Click, Clack, Quackity-Quack: An Alphabetical Adventure
- First edition cover
- Author: Doreen Cronin
- Original title: None
- Translator: None
- Illustrator: Betsy Lewin
- Cover artist: Lewin
- Language: English
- Series: Click, Clack
- Subject: Alphabet
- Genre: Children's literature
- Publisher: Atheneum Books for Young Readers
- Publication date: September 27, 2005
- Publication place: United States
- Media type: Print (Hardcover)
- Pages: 24
- ISBN: 978-0-689-87715-5
- Preceded by: Click, Clack, Moo
- Followed by: Click, Clack, Splish, Splash: A Counting Adventure

= Click, Clack, Quackity-Quack =

2005 children's picturebook

Click, Clack, Quackity-Quack: An Alphabetical Adventure is a children's picture book by Doreen Cronin. Published in 2005 by Atheneum Books, it is a sequel to Click, Clack, Moo: Cows That Type and was illustrated by Betsy Lewin. A sequel, Click, Clack, Splish, Splash: A Counting Adventure, followed in 2006.

==Plot==
The book has phrases that start with each letter of the alphabet. It tells the story of a Duck-led summer outing that includes the cows from Click, Clack, Moo: Cows That Type. When Duck rides his wagon, the readers go through the ABCs. The animals stop at a good place to have a picnic.

==Reception==
A Publishers Weekly review says, "Lewin's loose, thickly outlined watercolors keep readers in playful suspense along the way, dropping visual hints for eagle-eye observers.
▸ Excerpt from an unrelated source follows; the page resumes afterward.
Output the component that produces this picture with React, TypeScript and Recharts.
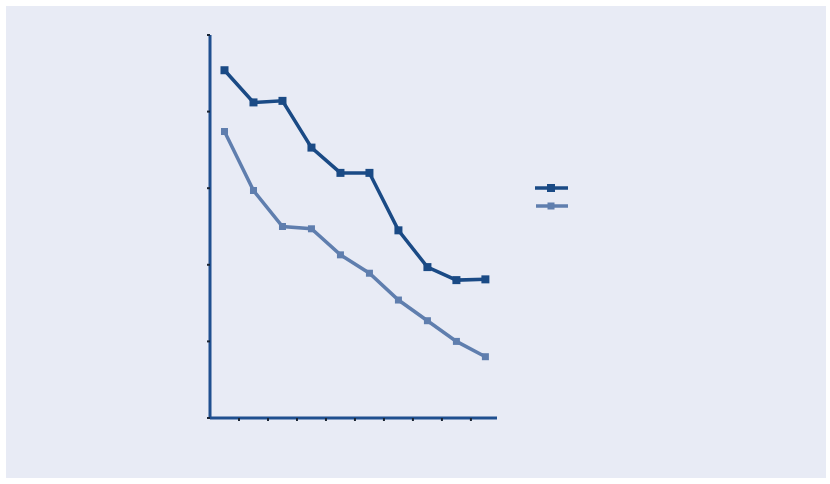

Her sunny depictions of this barnyard bunch brim with personality and humorous detail". A Kirkus Reviews review says, " Lewin's brush and watercolor illustrations are as loose and lively as ever, barely restrained by the A-to-Z format that juxtaposes a big lowercase letter with each visual vignette". A School Library Journal review says, "A delightfully daffy romp with kid appeal galore".